There are only a few fungi which are bright purple and this is one of them, the Violet Webcap, Cortinarius violaceus:
It’s glorious isn’t it?
It’s another one from my archive; this time from Houndtor Woods in Devon in 2005.
Here it is mentioned in Samuel Frederick Gray’s A natural arrangement of British plants: according to their relations to each other as pointed out by Jussieu, De Candolle, Brown, &c from 1821 where it’s called the Violet Curtain-Stool:
If it were more common I’m sure it would have many more folk names.
The International Mycological Association (yes, there is such a thing) has an old illustration of it:
My various mushroom books say it is ‘endangered’, ‘rare’, ‘not uncommon’ or not even mentioned. That’s clear then.

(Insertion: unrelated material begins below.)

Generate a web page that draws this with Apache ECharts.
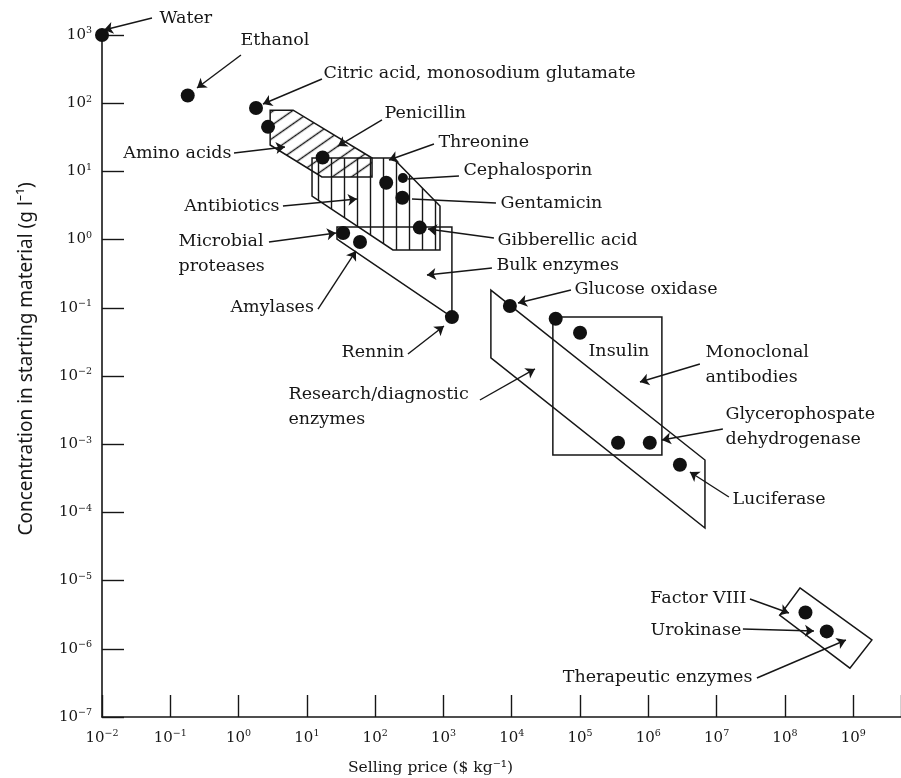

In my 1930s copy of British Fungi and How to Identify Them by JH Crabtree it shows Cortinarius violaceus with a deeply unhelpful black and white photograph:
The book says, “As its name indicates, this fungus is in good favour with those who consider mushrooms from an edible point of view. It is regarded as a luscious esculent with an appetising flavour.” Crabtree calls it ‘The Imperial’. I suspect that the name is because of the imperial purple colour and not the flavour. Nowadays it is described as ‘bitter’, ‘no discernible taste’ and ‘too easily confused with other toxic or poisonous Cortinarius species’. Times have changed.